Tombé fou amoureux de l’île, le projet du Phare ne le quitte plus. A travers cette aventure de reconstruction, Yul souhaite favoriser les échanges culturels entre la France et l’Argentine. Il obtient des appuis des deux côtés de l’Atlantique. L’association du Phare du Bout du Monde se créé à La Rochelle (autour de 500 membres). En visite en Argentine, c’est Jacques Chirac en personne qui offrira symboliquement le livre de Jules Verne au président argentin de l’époque. Des entreprises de l’Ouest contribuent à l’apport des vingt tonnes de bois et de zinc nécessaires à la reconstruction et fabriquent les pièces à assembler en atelier.

Yul réunit une équipe de dix amis composée de charpentiers, menuisiers, artistes peintres, musiciens et photographes. Ce sont dans des conditions climatiques difficiles qu’ils remettront le bâtiment sur pied en cinq semaines durant l’été austral 1998. Depuis, le phare brille dans la nuit noire.
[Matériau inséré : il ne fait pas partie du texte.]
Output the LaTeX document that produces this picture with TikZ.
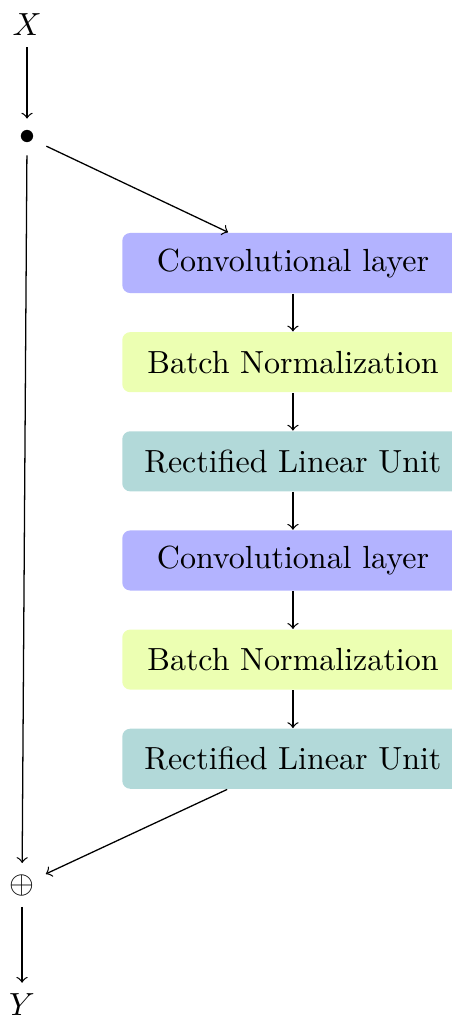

La boucle ne sera finalement bouclée qu’en 2000 lorsque Yul inaugurera à la Rochelle une seconde réplique du Phare du bout du monde, sur pilotis cette fois.

Celui de l’île des Etats se veut un abri pour d’éventuels naufragés, mais c’est avant tout un lieu mythique pour les marins du Grand Sud qui y laissent vivres, photos, étendards et souvenirs. Le temps de boire un coup de niôle face à la mer et de laisser ses impressions dans le précieux Livre des visiteurs, on se sent hors du monde. Les peuples aborigènes mangeant des coquillages à bord de leurs canoës, les naufragés d’infortune de toutes les nations, les bagnards isolés survivant des années, André Bronner luttant en pleine nature, les marins en partance ou en provenance du Cap Horn : là-bas, on voit tout, on comprend tout, le cœur serré et les yeux dévorant la mer.

 

 

Nous sommes très heureux d’avoir fait escale à l’île des Etats qui n’était pas prévue au programme.

Vêtements, lits de camps, lampes à pétrole, vivres, livres, photos et souvenirs, on se croirait à la maison !

 

 


Le Canal Beagle et Ushuaïa

Nous sommes arrivés à bon port. Ushuaïa, enfin. Nous allons pouvoir passer les fêtes de Noêl entre amis et approvisionner Anao pour le départ qui approche en Antarctique.

 

Navigation au près dans le Canal Beagle : le vent d’Ouest, c’est la routine !

Le canal Beagle et ses animaux, phoques, otaries et cormorans.

Les chevaux sauvages s’envolent à notre arrivée au mouillage.

Balades dans une ambiance de Far West.

A Ushuaïa, nous retrouvons le frère de Claire et son ami Eliot partis en road trip en Amérique du sud à moto.

Près de Puerto Williams, les lumières enchanteresses de Patagonie font vibrer les falaises de l’île Gable.